Zakaria, free lance per i rifugiati

A dispetto della tanto sbandierata emergenza immigrazione, l’Italia con 56 mila rifugiati presenta cifre contenute, sia in termini assoluti che relativi, rispetto agli altri paesi europei: meno di 1 rifugiato ogni 1.000 abitanti, contro gli oltre 7 della Germania secondo il rapporto annuale dell’Unhcr. Eppure il percorso di inclusione dei richiedenti asilo nel Bel Paese appare ancora frammentato e assistenzialista: “il lavoro delle associazioni e dei centri di accoglienza è fondamentale ma non può bastare, è necessario che lo stato crei un percorso serio di integrazione in grado da far da guida a tutte quelle persone in fuga dal loro paese d’origine per motivi politici, razziali, religiosi, o per appartenenza ad un gruppo sociale” ha spiegato Zakaria Mohamed Ali, rifugiato politico somalo dall’agosto del 2008 a Roma.
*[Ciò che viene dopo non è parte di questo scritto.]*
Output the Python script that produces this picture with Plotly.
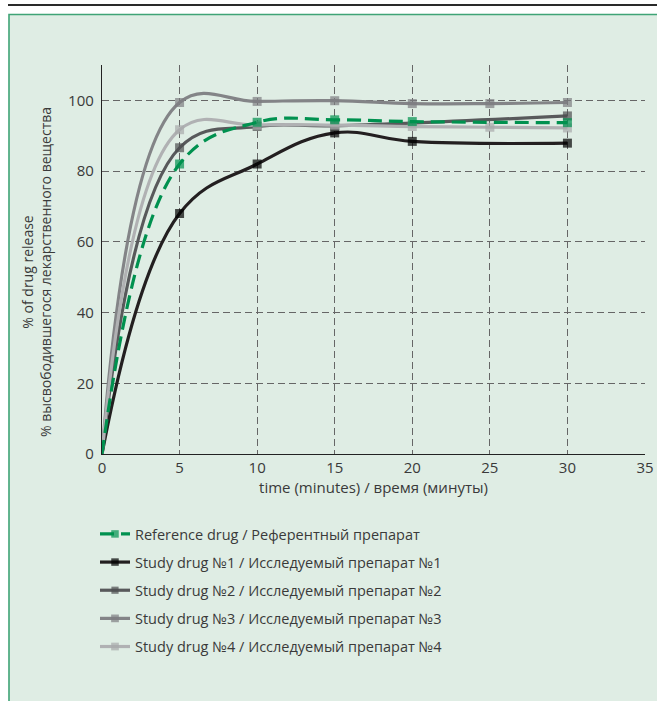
import plotly.graph_objects as go

# ---- data ----
ref_x = [0, 5, 10, 15, 20, 30]
ref_y = [0, 82, 93.8, 94.5, 94.0, 93.7]

s1_x = [0, 5, 10, 15, 20, 30]
s1_y = [0, 68, 82, 90.8, 88.4, 87.9]

s2_x = [0, 5, 10, 15, 30]
s2_y = [0, 86.6, 92.6, 92.8, 95.6]

s3_x = [0, 5, 10, 15, 20, 25, 30]
s3_y = [0, 99.4, 99.7, 99.9, 99.1, 99.1, 99.4]

s4_x = [0, 5, 10, 15, 20, 25, 30]
s4_y = [0, 91.7, 93.0, 93.0, 92.6, 92.4, 92.2]

names = [
    "Reference drug / Референтный препарат",
    "Study drug №1 / Исследуемый препарат №1",
    "Study drug №2 / Исследуемый препарат №2",
    "Study drug №3 / Исследуемый препарат №3",
    "Study drug №4 / Исследуемый препарат №4",
]

x_ticks = [0, 5, 10, 15, 20, 25, 30, 35]
y_ticks = [0, 20, 40, 60, 80, 100]

y_title = "% of drug release<br>% высвободившегося лекарственного вещества"
x_title = "time (minutes) / время (минуты)"

# ---- layout geometry ----
W, H = 657, 701
L, R, T, B = 102, 12, 65, 247
PW, PH = W - L - R, H - T - B
FONT = "Open Sans, Noto Sans, sans-serif"
TXT = "#3a3a3a"


def px(x_ref):
    return (x_ref - L) / PW


def py(y_ref):
    return (H - B - y_ref) / PH


fig = go.Figure()

series = [
    (s1_x, s1_y, names[1], "#231f20", "#000000", None, 2),
    (s2_x, s2_y, names[2], "#58595b", "#4d4e50", None, 3),
    (s3_x, s3_y, names[3], "#838487", "#7d7e81", None, 4),
    (s4_x, s4_y, names[4], "#b0b1b3", "#a8a9ab", None, 5),
    (ref_x, ref_y, names[0], "#00914f", "#00914f", "14px,7px", 1),
]

for xs, ys, nm, lc, mc, dash, rank in series:
    sizes = [0] + [9] * (len(xs) - 1)
    fig.add_trace(go.Scatter(
        x=xs, y=ys, name=nm, mode="lines+markers",
        line=dict(color=lc, width=3.2, shape="spline", smoothing=1.15,
                  dash=dash if dash else "solid"),
        marker=dict(symbol="square", size=sizes, color=mc, line=dict(width=0)),
        legendrank=rank, legendgroup=nm,
    ))

# frame shapes
fig.add_shape(type="line", xref="paper", yref="paper",
              x0=px(8), x1=px(700), y0=py(5), y1=py(5),
              line=dict(color="#2a2a2a", width=2), layer="below")
fig.add_shape(type="rect", xref="paper", yref="paper",
              x0=px(9), x1=px(720), y0=py(760), y1=py(14.5),
              fillcolor="#dfede4", line=dict(color="#3fa476", width=1.6),
              layer="below")

# y-axis title as a rotated annotation
fig.add_annotation(text=y_title, xref="paper", yref="paper",
                   x=px(36), y=py(272), xanchor="center", yanchor="middle",
                   textangle=-90, showarrow=False, align="center",
                   font=dict(family=FONT, size=14, color=TXT))

grid = dict(showgrid=True, gridcolor="#666666", gridwidth=1.3, griddash="7px,4px")

fig.update_xaxes(
    range=[0, 35], tickvals=x_ticks, ticktext=[str(v) for v in x_ticks],
    showline=True, linecolor="#222222", linewidth=1.3,
    zeroline=False, ticks="", ticklen=0,
    tickfont=dict(family=FONT, size=15, color=TXT),
    title=dict(text=x_title,
               font=dict(family=FONT, size=15, color=TXT), standoff=4),
    **grid,
)
fig.update_yaxes(
    range=[0, 110], tickvals=y_ticks, ticktext=[str(v) for v in y_ticks],
    showline=True, linecolor="#222222", linewidth=1.3,
    zeroline=False, ticks="", ticklen=0, ticklabelstandoff=4,
    tickfont=dict(family=FONT, size=15, color=TXT),
    **grid,
)

fig.update_layout(
    width=W, height=H,
    margin=dict(l=L, r=R, t=T, b=B, autoexpand=False),
    paper_bgcolor="#ffffff", plot_bgcolor="rgba(0,0,0,0)",
    font=dict(family=FONT, size=14, color=TXT),
    showlegend=True,
    legend=dict(x=px(95), y=py(518), xanchor="left", yanchor="top",
                orientation="v", bgcolor="rgba(0,0,0,0)",
                font=dict(family=FONT, size=14.5, color=TXT),
                tracegroupgap=6.3, itemwidth=30),
)

fig.write_html(
    "out.html",
    config={"displayModeBar": False},
    post_script="document.body.style.margin='0';document.body.style.overflow='hidden';",
)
Ali è un ragazzo di 25 anni. Il suo racconto è fatto di sofferenze e rinunce, come tutte le storie di persone costrette ad abbandonare la propria terra e i propri affetti. Arrivato in Italia non per scelta ma per caso ha un sogno nel cassetto “imparare bene l’italiano per poter diventare un giornalista”. Passione, che lo ha costretto a lasciare il suo paese, ma che non lo ha mai abbandonato “scrivo dall’età di 15 anni, anche durante il lungo viaggio per arrivare in Italia scrivevo sui miei quaderni per non pensare”. Ha avuto il riconoscimento dello status di rifugiato dopo sole due settimane dal suo approdo a Lampedusa. É riuscito ad avere anche il ricongiungimento familiare con i suoi genitori e dal 10 febbraio 2010 il riconoscimento dei suoi titoli di studio. Ma sa bene di essere tra i pochi ‘fortunati’ “ la mia richiesta d’asilo è stata accolta in poco tempo perchè avevo con me tutti i miei documenti ed attestati di studio, ma la stessa cosa non è accaduta ai miei compagni di viaggio, a volte passano mesi se non anni, e nel frattempo non possono fare nulla senza documenti, neanche lavorare”. Ha recentemente prodotto per Asinitas un cortometraggio ‘L’attesa’ che racconta la vita dei somali alla stazione Termini “si pensa che siano lì per bivaccare o rubare, ma in realtà sono in attesa di un lavoro. Non sanno dove andare dato che il centro di accoglienza dove vivono li sbatte fuori alle nove di mattina per poi riaccoglierli alle sette di sera”

Il suo impegno contro la mancanza di un soddisfacente percorso di integrazione sociale e lavorativo dei richiedenti asilo e rifugiati in Italia lo ha messo nero su bianco nei suoi primi articoli pubblicati, un primo piccolo traguardo che “denuncia l’incapacità del governo italiano di dare un’accoglienza rispettosa dell’individuo, come accade nei paesi del nord Europa, dove i rifugiati vengono informati su come trovare lavoro o casa, e sono pagati per frequentare i corsi di lingua tedesca. In Italia non c’è nulla di tutto questo. Anzi i richiedenti asilo sono trattati come se non avessero un passato”. E la sua storia Ali non lo vuole dimenticare “io vivo nel passato, nei miei ricordi. Non ho perso la speranza di poter tornare un giorno nella mia terra”.